画質面でそれ以上に魅力を感じたのが、階調や粒状感など、より自然さが増したこと。もちろんイメージコントロールなどの設定にもよるが、シャープ過ぎず輪郭などの再現も無理がなく、質感もバランスよく描写している印象だ。
そのあたりは光の入口となるGRレンズ、それを受け止めるCMOSセンサー、さらに豊富な情報を余すところなく画作りに反映させる画像処理エンジン「GR ENGINE 7」と、今回刷新されたそれらが支えている。高感度性能も向上し、5軸6段手ブレ補正機構と合わせてシーン対応力がより高められている。
これぞ上質なカメラなり! スマホとの違いは誰の目にも明らか。
クロスプロセスでひと味違った色調に仕上げてみた。スマホアプリのエフェクト効果のようなキツさはなく、階調も滑らかで優しい雰囲気。大きなプリントでもしっかり見せられる繊細さもある。レンズの描写力の高さも画面の隅々まで生かされていて見応え十分だ。
■プログラムAE(F3.5 1/200秒) ISO100 WB:オート ※イメージコントロール:クロスプロセス
モデルチェンジといってもエポックメイキングな機能が追加されるなど大きな変化があるわけではなく、GR Ⅳはシリーズを通して着実にブラッシュアップを重ねてきた現時点での最新形である。
GR Ⅲは個人的にわずかだがストレスを感じる部分もあったが、そのほとんどが解消され、より気持ち良く軽快に撮影を楽しめるようになった。
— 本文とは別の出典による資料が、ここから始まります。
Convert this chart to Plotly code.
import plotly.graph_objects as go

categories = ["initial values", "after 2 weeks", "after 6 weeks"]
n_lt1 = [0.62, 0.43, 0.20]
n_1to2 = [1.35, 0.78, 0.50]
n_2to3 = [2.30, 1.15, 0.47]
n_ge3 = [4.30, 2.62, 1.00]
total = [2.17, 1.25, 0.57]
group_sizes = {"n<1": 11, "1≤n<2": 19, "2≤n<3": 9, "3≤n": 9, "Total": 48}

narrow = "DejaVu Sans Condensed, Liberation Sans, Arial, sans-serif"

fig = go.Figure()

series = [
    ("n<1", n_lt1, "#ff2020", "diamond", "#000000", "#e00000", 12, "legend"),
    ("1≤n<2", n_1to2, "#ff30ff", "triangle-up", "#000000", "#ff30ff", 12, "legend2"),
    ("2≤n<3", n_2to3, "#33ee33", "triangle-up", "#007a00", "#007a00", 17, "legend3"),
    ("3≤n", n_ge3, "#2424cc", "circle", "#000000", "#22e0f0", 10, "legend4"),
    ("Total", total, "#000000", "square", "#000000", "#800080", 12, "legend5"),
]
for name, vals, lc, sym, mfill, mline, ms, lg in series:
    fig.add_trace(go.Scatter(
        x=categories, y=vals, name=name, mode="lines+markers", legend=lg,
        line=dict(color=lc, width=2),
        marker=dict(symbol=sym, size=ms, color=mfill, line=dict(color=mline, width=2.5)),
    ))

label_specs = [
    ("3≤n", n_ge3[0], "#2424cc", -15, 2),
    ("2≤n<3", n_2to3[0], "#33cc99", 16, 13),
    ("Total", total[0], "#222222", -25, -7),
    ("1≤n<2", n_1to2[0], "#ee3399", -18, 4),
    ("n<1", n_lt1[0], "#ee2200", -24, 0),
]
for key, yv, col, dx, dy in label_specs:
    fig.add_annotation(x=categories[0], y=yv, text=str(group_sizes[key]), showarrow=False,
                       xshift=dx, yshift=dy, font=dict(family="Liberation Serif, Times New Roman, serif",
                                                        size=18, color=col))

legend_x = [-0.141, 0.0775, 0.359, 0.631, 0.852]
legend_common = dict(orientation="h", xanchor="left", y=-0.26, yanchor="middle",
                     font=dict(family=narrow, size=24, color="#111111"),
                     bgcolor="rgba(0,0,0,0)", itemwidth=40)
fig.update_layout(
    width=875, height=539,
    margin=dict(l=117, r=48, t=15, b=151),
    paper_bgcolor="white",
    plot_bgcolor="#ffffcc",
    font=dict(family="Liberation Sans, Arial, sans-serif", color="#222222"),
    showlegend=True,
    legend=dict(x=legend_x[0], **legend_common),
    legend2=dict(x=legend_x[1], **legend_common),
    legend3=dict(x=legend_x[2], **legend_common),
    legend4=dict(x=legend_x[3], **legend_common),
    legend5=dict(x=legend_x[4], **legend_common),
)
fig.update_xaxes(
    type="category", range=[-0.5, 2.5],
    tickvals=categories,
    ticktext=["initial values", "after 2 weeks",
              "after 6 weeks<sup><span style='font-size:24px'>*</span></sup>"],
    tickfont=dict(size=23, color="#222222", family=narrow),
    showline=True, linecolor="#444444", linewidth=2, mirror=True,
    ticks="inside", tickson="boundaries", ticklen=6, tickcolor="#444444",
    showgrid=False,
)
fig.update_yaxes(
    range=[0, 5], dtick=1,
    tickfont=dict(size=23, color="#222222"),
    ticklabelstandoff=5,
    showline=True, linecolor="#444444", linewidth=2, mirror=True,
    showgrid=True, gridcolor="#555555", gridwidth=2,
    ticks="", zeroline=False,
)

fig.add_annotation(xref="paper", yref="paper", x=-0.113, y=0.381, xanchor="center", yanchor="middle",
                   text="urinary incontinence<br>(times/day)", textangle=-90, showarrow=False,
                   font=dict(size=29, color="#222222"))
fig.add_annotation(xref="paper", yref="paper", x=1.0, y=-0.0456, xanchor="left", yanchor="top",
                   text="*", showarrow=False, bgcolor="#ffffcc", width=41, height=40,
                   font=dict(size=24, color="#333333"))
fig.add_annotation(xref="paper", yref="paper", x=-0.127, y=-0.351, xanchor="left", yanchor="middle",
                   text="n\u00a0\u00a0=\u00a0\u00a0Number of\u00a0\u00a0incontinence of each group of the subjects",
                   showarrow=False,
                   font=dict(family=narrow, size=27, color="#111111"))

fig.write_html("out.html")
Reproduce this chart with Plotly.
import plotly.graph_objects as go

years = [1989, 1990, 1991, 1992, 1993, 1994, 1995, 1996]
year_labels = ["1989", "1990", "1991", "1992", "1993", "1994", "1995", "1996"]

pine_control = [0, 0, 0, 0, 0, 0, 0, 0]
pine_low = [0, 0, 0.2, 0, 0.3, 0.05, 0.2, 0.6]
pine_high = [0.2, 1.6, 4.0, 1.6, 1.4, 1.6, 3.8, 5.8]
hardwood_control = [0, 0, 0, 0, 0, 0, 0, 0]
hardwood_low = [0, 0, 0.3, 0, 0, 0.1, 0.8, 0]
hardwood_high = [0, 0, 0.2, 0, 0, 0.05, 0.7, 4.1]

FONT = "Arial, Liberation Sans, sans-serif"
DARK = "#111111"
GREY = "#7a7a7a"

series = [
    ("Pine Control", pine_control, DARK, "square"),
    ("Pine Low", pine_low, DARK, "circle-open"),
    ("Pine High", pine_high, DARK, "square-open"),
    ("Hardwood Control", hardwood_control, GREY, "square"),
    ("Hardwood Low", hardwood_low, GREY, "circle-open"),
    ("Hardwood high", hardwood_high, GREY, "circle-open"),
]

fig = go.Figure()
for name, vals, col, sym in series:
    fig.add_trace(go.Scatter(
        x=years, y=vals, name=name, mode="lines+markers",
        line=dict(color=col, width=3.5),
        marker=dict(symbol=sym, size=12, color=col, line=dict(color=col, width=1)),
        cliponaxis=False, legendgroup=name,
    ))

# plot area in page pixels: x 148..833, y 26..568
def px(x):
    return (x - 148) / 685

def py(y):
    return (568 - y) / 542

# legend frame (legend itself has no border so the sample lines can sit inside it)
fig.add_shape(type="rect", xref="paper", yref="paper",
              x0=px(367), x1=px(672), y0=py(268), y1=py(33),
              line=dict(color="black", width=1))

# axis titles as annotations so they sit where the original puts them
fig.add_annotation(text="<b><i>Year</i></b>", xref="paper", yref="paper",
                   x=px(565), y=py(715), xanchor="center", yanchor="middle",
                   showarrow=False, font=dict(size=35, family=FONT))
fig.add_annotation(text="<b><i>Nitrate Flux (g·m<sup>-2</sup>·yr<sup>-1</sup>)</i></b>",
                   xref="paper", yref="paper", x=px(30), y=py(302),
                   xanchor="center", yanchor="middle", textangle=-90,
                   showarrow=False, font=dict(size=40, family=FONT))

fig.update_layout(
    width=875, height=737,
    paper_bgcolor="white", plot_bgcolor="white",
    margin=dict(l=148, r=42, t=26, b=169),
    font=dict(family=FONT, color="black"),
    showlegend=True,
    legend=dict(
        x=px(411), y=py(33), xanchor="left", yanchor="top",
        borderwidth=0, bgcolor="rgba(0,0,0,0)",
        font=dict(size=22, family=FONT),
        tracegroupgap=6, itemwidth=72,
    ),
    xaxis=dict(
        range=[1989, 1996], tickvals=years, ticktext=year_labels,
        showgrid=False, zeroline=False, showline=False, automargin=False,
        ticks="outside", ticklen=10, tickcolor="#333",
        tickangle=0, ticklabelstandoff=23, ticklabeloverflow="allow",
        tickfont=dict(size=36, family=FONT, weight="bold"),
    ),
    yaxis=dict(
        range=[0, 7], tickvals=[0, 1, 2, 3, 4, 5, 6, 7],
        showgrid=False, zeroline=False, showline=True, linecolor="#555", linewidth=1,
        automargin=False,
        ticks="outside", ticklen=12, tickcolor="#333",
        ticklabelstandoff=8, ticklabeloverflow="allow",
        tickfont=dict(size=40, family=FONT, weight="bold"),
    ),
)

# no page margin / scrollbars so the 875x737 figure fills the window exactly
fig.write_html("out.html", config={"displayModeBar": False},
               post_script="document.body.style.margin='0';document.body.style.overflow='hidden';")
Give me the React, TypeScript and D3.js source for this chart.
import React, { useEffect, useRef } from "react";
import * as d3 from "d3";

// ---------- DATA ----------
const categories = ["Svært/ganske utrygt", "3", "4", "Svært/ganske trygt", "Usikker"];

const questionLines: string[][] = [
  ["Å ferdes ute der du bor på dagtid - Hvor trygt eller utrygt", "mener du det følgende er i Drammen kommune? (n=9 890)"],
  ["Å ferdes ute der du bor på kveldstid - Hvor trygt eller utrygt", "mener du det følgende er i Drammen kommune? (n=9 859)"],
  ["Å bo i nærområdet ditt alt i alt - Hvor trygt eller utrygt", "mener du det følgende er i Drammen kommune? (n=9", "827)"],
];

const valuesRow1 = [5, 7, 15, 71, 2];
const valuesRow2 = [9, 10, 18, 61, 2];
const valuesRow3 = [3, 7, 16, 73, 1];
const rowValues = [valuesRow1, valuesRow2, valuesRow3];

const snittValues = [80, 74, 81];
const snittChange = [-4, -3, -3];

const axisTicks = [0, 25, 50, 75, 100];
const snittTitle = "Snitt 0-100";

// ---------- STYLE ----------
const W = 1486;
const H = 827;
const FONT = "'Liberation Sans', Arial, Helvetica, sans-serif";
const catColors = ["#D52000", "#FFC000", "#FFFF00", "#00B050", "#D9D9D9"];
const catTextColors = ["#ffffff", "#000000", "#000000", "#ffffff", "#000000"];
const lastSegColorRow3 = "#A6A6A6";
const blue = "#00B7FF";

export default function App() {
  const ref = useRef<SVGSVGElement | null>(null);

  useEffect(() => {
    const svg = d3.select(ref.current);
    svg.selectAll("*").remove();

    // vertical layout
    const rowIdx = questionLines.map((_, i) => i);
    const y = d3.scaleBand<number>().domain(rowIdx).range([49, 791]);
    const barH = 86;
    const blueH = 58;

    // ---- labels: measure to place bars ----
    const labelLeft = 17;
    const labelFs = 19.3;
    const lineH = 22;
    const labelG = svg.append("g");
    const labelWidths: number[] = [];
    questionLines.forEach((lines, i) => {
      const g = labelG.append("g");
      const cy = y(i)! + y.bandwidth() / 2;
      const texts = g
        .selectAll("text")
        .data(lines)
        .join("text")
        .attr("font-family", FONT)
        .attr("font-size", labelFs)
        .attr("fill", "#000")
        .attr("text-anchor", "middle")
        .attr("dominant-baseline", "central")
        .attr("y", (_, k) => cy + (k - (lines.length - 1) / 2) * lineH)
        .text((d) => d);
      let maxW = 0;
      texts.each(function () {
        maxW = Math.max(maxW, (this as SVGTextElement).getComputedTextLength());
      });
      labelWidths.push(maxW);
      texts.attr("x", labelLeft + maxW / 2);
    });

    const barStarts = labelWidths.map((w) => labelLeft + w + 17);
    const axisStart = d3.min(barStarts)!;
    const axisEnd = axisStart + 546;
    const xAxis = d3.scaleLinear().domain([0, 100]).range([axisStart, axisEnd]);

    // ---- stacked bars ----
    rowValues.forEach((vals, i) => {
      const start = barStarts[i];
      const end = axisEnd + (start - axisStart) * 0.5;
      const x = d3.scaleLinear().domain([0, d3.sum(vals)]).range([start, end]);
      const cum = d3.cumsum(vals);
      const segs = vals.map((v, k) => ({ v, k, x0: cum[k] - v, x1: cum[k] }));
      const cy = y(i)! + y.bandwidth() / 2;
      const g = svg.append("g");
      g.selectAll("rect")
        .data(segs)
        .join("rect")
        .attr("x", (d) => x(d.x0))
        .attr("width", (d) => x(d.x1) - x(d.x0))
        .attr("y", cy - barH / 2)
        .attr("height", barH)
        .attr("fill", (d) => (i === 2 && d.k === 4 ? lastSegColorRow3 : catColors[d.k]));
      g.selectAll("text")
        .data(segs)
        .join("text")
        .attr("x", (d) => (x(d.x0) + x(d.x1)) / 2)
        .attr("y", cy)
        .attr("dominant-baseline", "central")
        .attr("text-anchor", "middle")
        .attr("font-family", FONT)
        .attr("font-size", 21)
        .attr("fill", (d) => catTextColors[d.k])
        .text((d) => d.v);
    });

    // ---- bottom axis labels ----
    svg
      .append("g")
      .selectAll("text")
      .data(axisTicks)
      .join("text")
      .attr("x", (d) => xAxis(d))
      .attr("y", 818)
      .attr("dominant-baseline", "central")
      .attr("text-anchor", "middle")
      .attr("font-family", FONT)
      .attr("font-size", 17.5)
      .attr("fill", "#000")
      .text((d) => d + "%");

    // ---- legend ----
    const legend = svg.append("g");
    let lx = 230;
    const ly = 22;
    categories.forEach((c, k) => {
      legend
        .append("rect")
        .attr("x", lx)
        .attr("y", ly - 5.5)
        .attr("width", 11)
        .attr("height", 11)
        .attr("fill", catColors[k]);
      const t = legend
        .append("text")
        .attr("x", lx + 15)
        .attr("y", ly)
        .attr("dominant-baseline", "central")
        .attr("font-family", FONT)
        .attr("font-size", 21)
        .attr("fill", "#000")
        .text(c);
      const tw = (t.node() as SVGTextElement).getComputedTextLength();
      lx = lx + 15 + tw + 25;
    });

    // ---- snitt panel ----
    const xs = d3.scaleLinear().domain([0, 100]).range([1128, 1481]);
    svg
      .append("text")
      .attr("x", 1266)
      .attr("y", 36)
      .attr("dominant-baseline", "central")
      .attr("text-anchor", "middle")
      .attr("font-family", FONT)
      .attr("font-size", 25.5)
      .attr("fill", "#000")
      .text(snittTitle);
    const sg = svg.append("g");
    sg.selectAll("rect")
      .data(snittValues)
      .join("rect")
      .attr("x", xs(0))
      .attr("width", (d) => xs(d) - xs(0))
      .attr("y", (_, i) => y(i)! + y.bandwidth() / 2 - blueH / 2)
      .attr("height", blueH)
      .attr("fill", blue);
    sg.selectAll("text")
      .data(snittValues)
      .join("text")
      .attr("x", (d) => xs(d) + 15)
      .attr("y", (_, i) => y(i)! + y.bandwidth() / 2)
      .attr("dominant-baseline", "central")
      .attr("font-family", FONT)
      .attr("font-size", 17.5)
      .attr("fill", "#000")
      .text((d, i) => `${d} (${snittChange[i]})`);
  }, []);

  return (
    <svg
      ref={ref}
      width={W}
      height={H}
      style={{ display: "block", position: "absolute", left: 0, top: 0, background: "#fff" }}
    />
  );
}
これといった欠点は見当たらず、でも使い方は人それぞれなので、全てのユーザーの不満点が解消されているのかどうかは分からない。
最後はユーザーがカメラに寄り添うことになるが、誰が使ってもそれは容易であると感じる。スマートフォンからの初めてのカメラ、初めてのコンパクトカメラなど、これまでGRシリーズを手にしたことがない人にとってはすごく斬新なモデルだろう。
小型軽量で機動力に優れ、撮りたいシーンをしっかり残せてポテンシャルも高い。そして最終的に写し出される画像はシリーズ最高画質であると感じた次第だ。
黒が多めでやや重く感じられたので、ブリーチバイパスで軽く涼しげな雰囲気に。自動販売機のステッカーは鮮明な描写で、シャープネスを強めたのではなく、新開発のGRレンズの光学性能の高さが見て取れる。その反面、反射した光のボケの形状など少し気になる部分もある。